FTN anchor Sagarika Ghose on Monday night tried to delve into the issue but, to use one of her many clichés, “without naming the gorilla in the room.”

While Radia was named endlessly, and criticised for actually doing her job as a corporate lobbyist, interestingly, the journalists were not. In lieu of that, covers of the two weekly news magazines that carried the taped conversations in detail were flashed continuously along with the picture of journalists on their covers. Perhaps the hesitation stemmed from the fact that one of figures named was Dutt, a group editor of a rival channel, NDTV, and CNN-IBN didn’t want to — to use a Ghose-ism again — appear to be on a “witch hunt.”

But surely in the interest of clarifying the divisions between propaganda and partisanship between newsgathering and cronyism, an element of transparency was needed. It is enough to say that journalists, when they move around with the powers that be, tend to get on a high; they get trapped into such delusions of grandeur that the rules they taught you in journalism school are forgotten. As the FTN poll showed, the media credibility is at stake. The media cannot be so full of itself that it starts to be used as a vehicle of political expression and as a conduit for passing political messages. Though it is dangerous to see the past as perfect when the media occupied a more dignified position, sadly, the present is showing the Fourth Estate in a shabby light.

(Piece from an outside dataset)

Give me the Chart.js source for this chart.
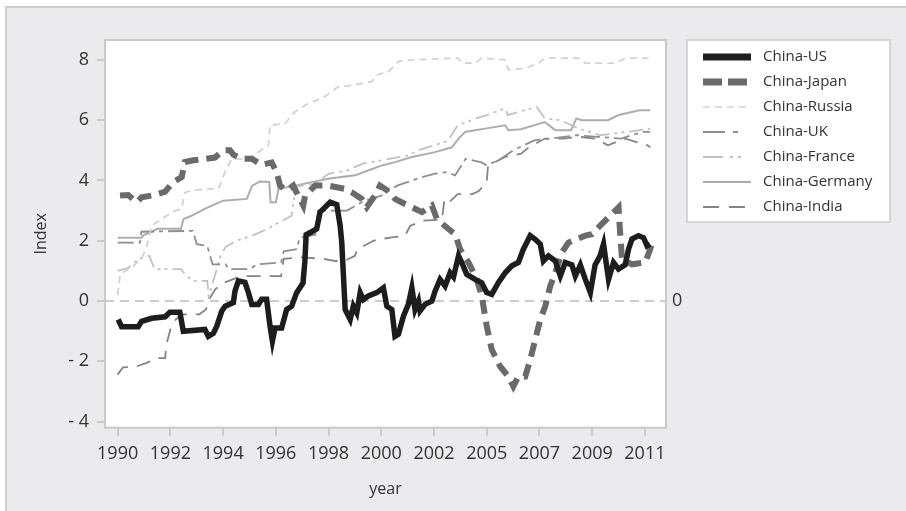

At last some one has won Rs 1 crore on Kaun Banega Crorepati. Rahat Taslim, a homemaker and housewife from Giridh in Jharkhand, had all the answers to many difficult questions. She had used all her lifelines by the time she came to the magic figure.

The woman, who wanted to become a teacher but was stopped in her tracks by her husband because of his outstation job and the need for her to look after their two children, was simply ecstatic, but also cool. After pocketing the Rs 1 crore check, with its many zeros, she was game enough to try the Rs 5 crore question but went into quit mode, as she didn’t know the answer. Who would except a GK junkie who collects trivia on heart surgeries?